2011/31608 E. 2011/35332 K. sayılı ve 06.10.2011 tarihli Yargıtay 9. H.D.`nin konuya ilişkin olarak vermiş olduğu bir kararında; “ Her ne kadar işveren hak edilen yılın sonuna kadar izin vermekte serbest ise de ancak bir yılı aşkın süreden sonra nedensiz izin vermeme halinde davacı işçinin fesih hakkı doğacağı gibi, işveren izin talebine muvafakat vermek zorundadır. ” şeklinde değerlendirme yaparak görüşünü belirtmiştir.

Neticeten işçi tarafından haklı fesih hakkı oluşabilmesi için yıl içerisinde –gerekçesiz- yıllık izin kullandırılmamalı yahut uzun bir süre yıllık izin kullandırılmamalıdır.

YILLIK İZNİN BÖLÜNEREK KULLANDIRILMASI İŞÇİYE HAKLI FESİH HAKKI VERİR Mİ?

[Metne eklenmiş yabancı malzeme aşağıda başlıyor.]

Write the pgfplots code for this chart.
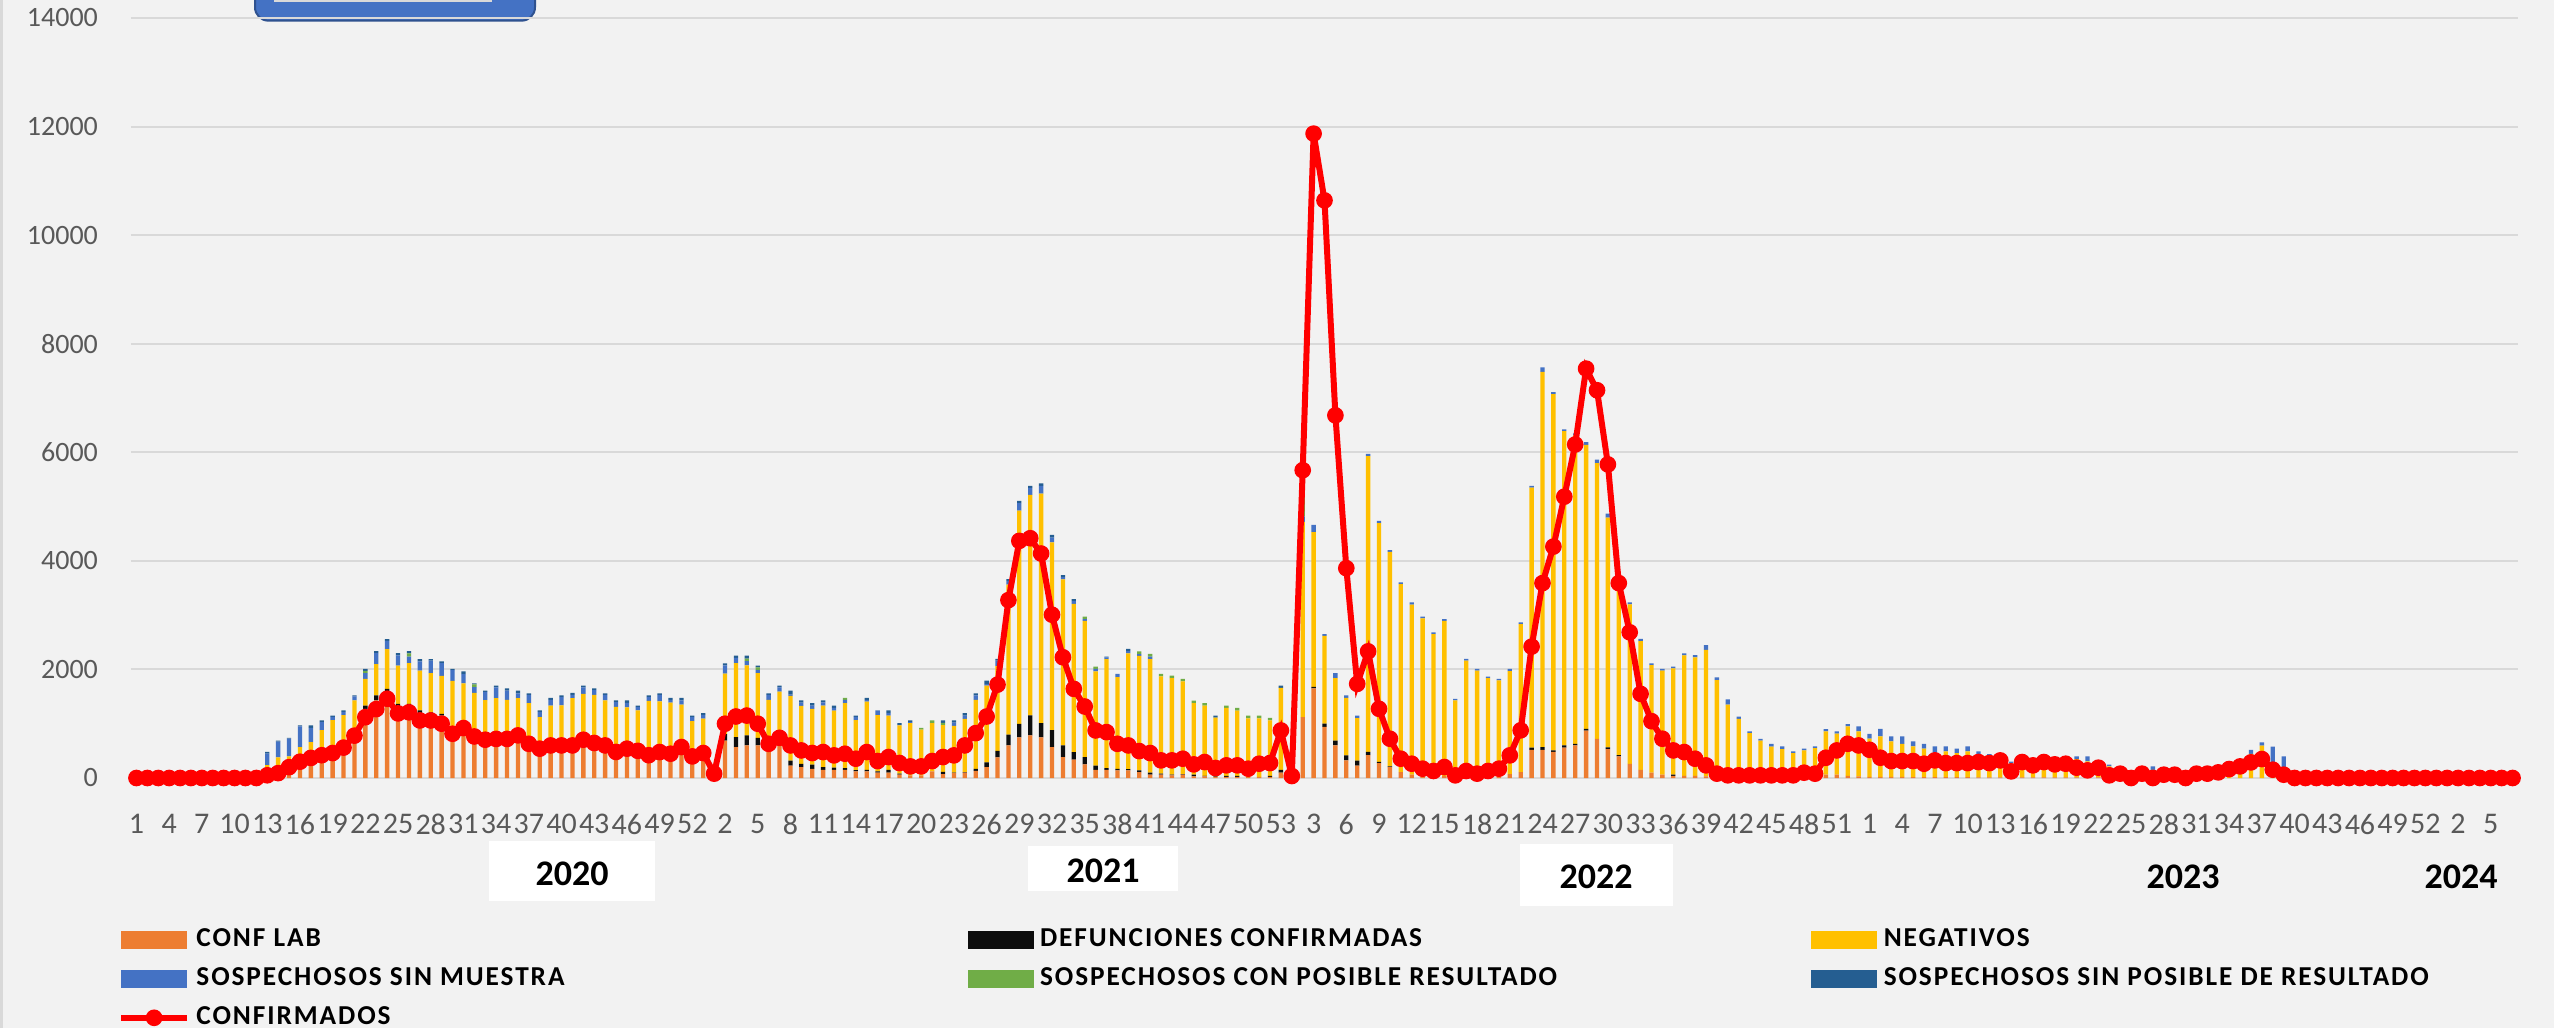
\documentclass[border=0pt]{standalone}
\usepackage{pgfplots}
\usepackage{pgfplotstable}
\pgfplotsset{compat=1.18}
\usepackage{fontspec}
\setmainfont{Carlito}
\newfontfamily\legfont[LetterSpace=7]{Carlito}
\definecolor{bg}{RGB}{242,242,242}
\definecolor{clorange}{RGB}{237,125,49}
\definecolor{defblack}{RGB}{13,13,13}
\definecolor{negyellow}{RGB}{255,192,0}
\definecolor{ssmblue}{RGB}{68,114,196}
\definecolor{scpgreen}{RGB}{112,173,71}
\definecolor{sspblue}{RGB}{37,94,145}
\definecolor{tickgray}{RGB}{89,89,89}
\definecolor{gridgray}{RGB}{217,217,217}
\definecolor{shapeedge}{RGB}{47,82,143}
\pgfplotstableread{
i cl def neg ssm scp ssp conf
1 0 0 0 0 0 0 0
2 0 0 0 0 0 0 0
3 0 0 0 0 0 0 0
4 0 0 0 0 0 0 0
5 0 0 0 0 0 0 0
6 0 0 0 0 0 0 0
7 0 0 0 0 0 0 0
8 0 0 0 0 0 0 0
9 0 0 0 0 0 0 0
10 0 0 0 0 0 0 0
11 0 0 0 0 0 0 0
12 0 0 0 0 0 0 0
13 60 0 175 215 0 30 50
14 100 0 280 290 0 20 90
15 200 0 200 325 0 15 200
16 300 0 270 380 0 20 300
17 400 0 260 265 0 45 370
18 430 0 450 150 0 30 420
19 480 0 585 60 0 25 460
20 580 0 580 60 0 25 560
21 815 0 615 75 0 15 780
22 1275 60 490 105 45 35 1120
23 1430 90 580 200 0 35 1270
24 1580 60 735 150 0 35 1460
25 1317 50 705 185 0 43 1190
26 1320 45 750 120 60 40 1210
27 1200 45 735 170 0 40 1060
28 1180 30 720 230 0 30 1060
29 1150 30 700 235 0 35 1000
30 880 20 890 195 0 25 815
31 1000 20 725 170 0 50 920
32 815 15 740 105 50 20 765
33 720 10 705 150 0 25 705
34 740 0 730 200 0 30 720
35 740 0 700 170 0 40 720
36 790 0 680 90 0 50 785
37 640 0 740 150 0 30 630
38 560 0 560 100 0 25 540
39 620 0 715 105 0 35 600
40 620 0 720 150 0 30 600
41 620 0 850 60 0 40 600
42 720 0 830 120 0 30 705
43 660 0 870 90 0 30 645
44 620 0 810 100 0 30 600
45 500 0 810 90 0 30 480
46 560 0 740 85 0 45 540
47 510 0 735 60 0 30 500
48 450 0 970 70 0 30 420
49 490 0 920 120 0 30 478
50 460 0 930 50 0 35 447
51 580 0 770 80 0 45 570
52 410 0 640 70 0 30 398
53 470 0 625 70 0 30 460
54 80 0 70 0 0 0 80
55 690 120 1115 150 0 38 1000
56 570 185 1360 100 0 40 1133
57 600 185 1290 80 45 55 1150
58 600 140 1190 60 50 30 1000
59 630 0 810 90 0 30 630
60 630 30 930 80 0 30 740
61 230 90 1195 20 0 75 600
62 200 60 1070 60 0 40 508
63 170 75 1030 60 0 45 460
64 150 50 1135 60 0 35 478
65 150 40 1050 50 0 45 417
66 150 30 1200 60 35 0 447
67 120 25 920 60 0 25 355
68 120 30 1255 30 0 40 478
69 100 20 1040 80 0 5 312
70 100 50 1000 45 0 50 386
71 60 20 890 10 0 30 276
72 50 0 960 20 0 30 214
73 50 0 840 0 35 0 214
74 120 0 890 0 50 0 312
75 70 45 860 0 40 45 386
76 90 10 860 60 0 40 417
77 100 10 980 60 0 45 600
78 130 40 1270 80 0 40 827
79 200 90 1410 30 0 65 1133
80 380 120 1560 100 0 33 1720
81 600 200 2760 70 0 33 3277
82 750 245 3930 140 0 38 4368
83 785 370 4060 130 0 34 4417
84 750 260 4230 140 0 48 4135
85 570 310 3460 90 0 48 3008
86 385 215 3060 40 0 37 2224
87 337 140 2730 50 0 39 1642
88 250 135 2510 30 46 0 1317
89 150 80 1735 45 42 0 876
90 150 30 2010 30 0 16 845
91 140 30 1690 57 0 0 630
92 140 25 2130 40 0 42 600
93 110 30 2110 30 54 0 496
94 60 40 2090 45 50 0 460
95 60 20 1790 0 47 0 325
96 50 10 1780 0 47 0 325
97 60 10 1710 0 45 0 355
98 30 30 1320 0 47 0 251
99 30 10 1295 0 43 0 294
100 20 10 1080 0 0 40 184
101 20 20 1250 0 45 0 233
102 20 20 1200 0 52 0 233
103 20 0 1080 0 50 0 172
104 20 0 1080 0 50 0 263
105 20 20 1020 0 48 0 276
106 100 50 1510 0 0 40 876
107 20 0 30 0 0 0 37
108 1120 0 3600 100 760 0 5670
109 1650 30 2850 133 0 0 11870
110 940 60 1620 32 0 0 10640
111 600 90 1150 90 0 0 6680
112 325 90 1060 45 0 0 3865
113 230 90 785 45 0 0 1734
114 420 60 5450 43 0 0 2333
115 275 20 4400 40 0 0 1274
116 200 15 3950 31 0 0 723
117 110 0 3460 32 0 0 355
118 60 0 3135 40 0 0 263
119 50 0 2890 31 0 0 172
120 30 0 2620 33 0 0 129
121 40 0 2855 33 0 0 202
122 15 0 1413 30 0 0 49
123 30 0 2130 33 0 0 129
124 20 0 1960 29 0 0 80
125 30 0 1810 28 0 0 129
126 40 0 1760 25 0 0 172
127 70 0 1900 39 0 0 417
128 110 0 2725 32 0 0 878
129 520 40 4790 29 0 0 2420
130 520 50 6910 85 0 0 3590
131 480 30 6560 36 0 0 4263
132 560 40 5790 30 0 0 5182
133 600 30 5680 40 0 0 6144
134 875 30 5230 53 0 0 7541
135 720 0 5080 63 0 0 7143
136 530 35 4230 75 0 0 5777
137 400 20 3300 35 0 0 3590
138 260 0 2940 35 0 0 2684
139 150 0 2370 41 0 0 1550
140 100 0 1980 33 0 0 1047
141 60 0 1920 29 0 0 723
142 40 20 1960 32 0 0 508
143 40 0 2220 37 0 0 478
144 40 0 2180 44 0 0 355
145 30 0 2330 88 0 0 233
146 20 0 1785 49 0 0 80
147 10 0 1340 100 0 0 49
148 10 0 1080 42 0 0 49
149 10 0 815 32 0 0 49
150 10 0 680 32 0 0 49
151 10 0 570 50 0 0 49
152 10 0 520 51 0 0 49
153 10 0 450 30 0 0 49
154 15 0 494 30 0 0 98
155 15 0 536 30 0 0 80
156 60 0 800 40 0 0 373
157 60 0 757 40 0 0 508
158 40 0 911 40 0 0 630
159 30 0 829 90 0 0 600
160 20 0 704 90 0 0 520
161 20 0 746 140 0 0 373
162 20 0 655 90 0 0 312
163 20 0 610 135 0 0 312
164 15 0 568 90 0 0 312
165 15 0 525 90 0 0 263
166 15 0 446 120 0 0 324
167 15 0 476 90 0 0 275
168 15 0 444 80 0 0 275
169 15 0 476 90 0 0 275
170 10 0 390 90 0 0 294
171 10 0 390 41 0 0 275
172 10 0 320 37 0 0 324
173 10 0 260 30 0 0 122
174 10 0 320 37 0 0 294
175 10 0 290 30 0 0 233
176 10 0 348 40 0 0 294
177 10 0 300 30 0 0 251
178 10 0 345 43 0 0 263
179 10 0 340 48 0 0 190
180 10 0 298 90 0 0 141
181 10 0 246 50 0 0 190
182 0 0 215 30 0 0 49
183 0 0 150 64 0 0 80
184 0 0 90 32 0 0 0
185 0 0 70 30 0 0 80
186 0 0 150 64 0 0 0
187 0 0 40 20 0 0 61
188 0 0 40 20 0 0 61
189 0 0 40 20 0 0 0
190 0 0 50 30 0 0 80
191 0 0 50 30 0 0 80
192 0 0 90 30 0 0 104
193 0 0 140 40 0 0 165
194 0 0 200 50 0 0 214
195 0 0 445 75 0 0 288
196 0 0 595 60 0 0 349
197 0 0 80 500 0 0 153
198 0 0 50 348 0 0 61
199 0 0 0 0 0 0 0
200 0 0 0 0 0 0 0
201 0 0 0 0 0 0 0
202 0 0 0 0 0 0 0
203 0 0 0 0 0 0 0
204 0 0 0 0 0 0 0
205 0 0 0 0 0 0 0
206 0 0 0 0 0 0 0
207 0 0 0 0 0 0 0
208 0 0 0 0 0 0 0
209 0 0 0 0 0 0 0
210 0 0 0 0 0 0 0
211 0 0 0 0 0 0 0
212 0 0 0 0 0 0 0
213 0 0 0 0 0 0 0
214 0 0 0 0 0 0 0
215 0 0 0 0 0 0 0
216 0 0 0 0 0 0 0
217 0 0 0 0 0 0 0
218 0 0 0 0 0 0 0
219 0 0 0 0 0 0 0
}\data
\pgfplotsset{
  swatch/.style={legend image code/.code={\fill[##1, draw=none] (0pt,-2.6pt) rectangle (19.8pt,2.6pt);}},
  redleg/.style={legend image code/.code={\draw[mark repeat=2,mark phase=2,##1] plot coordinates {(0pt,0pt) (9.9pt,0pt) (19.8pt,0pt)};}},
  common/.style={at={(39.3pt,75pt)}, anchor=south west, scale only axis,
    width=716.1pt, height=228pt, xmin=0.5, xmax=219.5, ymin=0, ymax=14000},
}
\newcommand{\lt}[1]{\makebox[231.4pt][l]{#1}}
\begin{document}
\begin{tikzpicture}
\useasboundingbox (0,0) rectangle (766.2pt,308.4pt);
\fill[bg] (0,0) rectangle (766.2pt,308.4pt);
\draw[gray!30, line width=0.8pt] (0.4pt,0) -- (0.4pt,308.4pt);
% decorative shape at the top
\draw[fill=ssmblue, draw=shapeedge, line width=0.6pt, rounded corners=4pt] (76.5pt,302.2pt) rectangle (160.5pt,316pt);
\fill[gridgray] (82.2pt,307.8pt) rectangle (147.6pt,312pt);
% year boxes
\fill[white] (146.7pt,38pt) rectangle (196.5pt,56pt);
\fill[white] (308.4pt,41.1pt) rectangle (353.4pt,54.6pt);
\fill[white] (456pt,36.6pt) rectangle (501.9pt,55.2pt);
\begin{axis}[common,
  ybar stacked, bar width=1.3pt,
  axis line style={draw=none}, major tick length=0pt,
  ytick={0,2000,...,14000}, ymajorgrids,
  grid style={line width=0.6pt, draw=gridgray},
  xtick={1,4,...,217},
  xticklabels={1,4,7,10,13,16,19,22,25,28,31,34,37,40,43,46,49,52,2,5,8,11,14,17,20,23,26,29,32,35,38,41,44,47,50,53,3,6,9,12,15,18,21,24,27,30,33,36,39,42,45,48,51,1,4,7,10,13,16,19,22,25,28,31,34,37,40,43,46,49,52,2,5},
  ticklabel style={text=tickgray},
  yticklabel style={font=\fontsize{8.4}{10}\selectfont, xshift=-6.4pt},
  xticklabel style={font=\fontsize{9}{10}\selectfont, yshift=-7.2pt},
  /pgf/number format/assume math mode=true,
  /pgf/number format/1000 sep={},
  scaled y ticks=false,
  every axis plot/.append style={draw=none},
]
\addplot[fill=clorange] table[x=i,y=cl]{\data};
\addplot[fill=defblack] table[x=i,y=def]{\data};
\addplot[fill=negyellow] table[x=i,y=neg]{\data};
\addplot[fill=ssmblue] table[x=i,y=ssm]{\data};
\addplot[fill=scpgreen] table[x=i,y=scp]{\data};
\addplot[fill=sspblue] table[x=i,y=ssp]{\data};
\end{axis}
\begin{axis}[common, hide axis,
  legend columns=3,
  legend cell align=left,
  legend style={at={(-0.0054,-0.198)}, anchor=north west, draw=none, fill=none,
    inner sep=0pt, outer sep=0pt, row sep=4.8pt, column sep=0pt,
    font=\fontsize{8.2}{9}\selectfont\legfont\bfseries,
    nodes={inner sep=0pt, outer sep=0pt},
    /tikz/every odd column/.append style={column sep=1.9pt}},
]
\addlegendimage{swatch, fill=clorange}
\addlegendentry{\lt{CONF LAB}}
\addlegendimage{swatch, fill=defblack}
\addlegendentry{\lt{DEFUNCIONES CONFIRMADAS}}
\addlegendimage{swatch, fill=negyellow}
\addlegendentry{\lt{NEGATIVOS}}
\addlegendimage{swatch, fill=ssmblue}
\addlegendentry{\lt{SOSPECHOSOS SIN MUESTRA}}
\addlegendimage{swatch, fill=scpgreen}
\addlegendentry{\lt{SOSPECHOSOS CON POSIBLE RESULTADO}}
\addlegendimage{swatch, fill=sspblue}
\addlegendentry{\lt{SOSPECHOSOS SIN POSIBLE DE RESULTADO}}
\addplot[redleg, color=red, line width=1.8pt, mark=*, mark size=2.3pt,
  mark options={solid, fill=red, draw=red, line width=0.4pt}]
  table[x=i,y=conf]{\data};
\addlegendentry{\lt{CONFIRMADOS}}
\end{axis}
\begin{scope}[font=\fontsize{10.8}{12}\selectfont\bfseries]
\node at (171.6pt,46.3pt) {2020};
\node at (330.9pt,47.2pt) {2021};
\node at (478.8pt,45.4pt) {2022};
\node at (654.9pt,45.4pt) {2023};
\node at (738.3pt,45.4pt) {2024};
\end{scope}
\end{tikzpicture}
\end{document}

4857 sayılı İş Kanunu’nun “Yıllık ücretli iznin uygulanması” başlıklı 53. maddesinin 3. fıkrasında , “…53 üncü maddede öngörülen izin süreleri, tarafların anlaşması ile bir bölümü on günden aşağı olmamak üzere bölümler hâlinde kullanılabilir.” hükmü mevcuttur.

Bu sebeple yüksek mahkemenin de vermiş olduğu bir kararda “Yıllık izin süresi tarafların anlaşmasıyla ve bir bölümü 10 günden aşağı olmamak üzere bölünebilir. Yıllık izinlerin talep edilmesine rağmen çok kısa sürelerle kullandırılması işçi açısından haklı fesih sebebi olarak değerlendirilebilir.” (Yargıtay 9. H.D. 24.03.2011 T. , 2009/7959 E. , 2011/8629 K. sayılı kararı) hükmü mevcuttur.

Sonuç olarak yıllık izin süreleri bölünerek kullandırılamaz fakat işçi ve işveren arasında anlaşma mevcut ise -10 günden aşağı olmamak üzere- bölünerek kullandırılabilir. Aksi takdirde kullandırılması işçiye 4857 sayılı İş Kanunu uyarınca haklı fesih imkanı verecektir.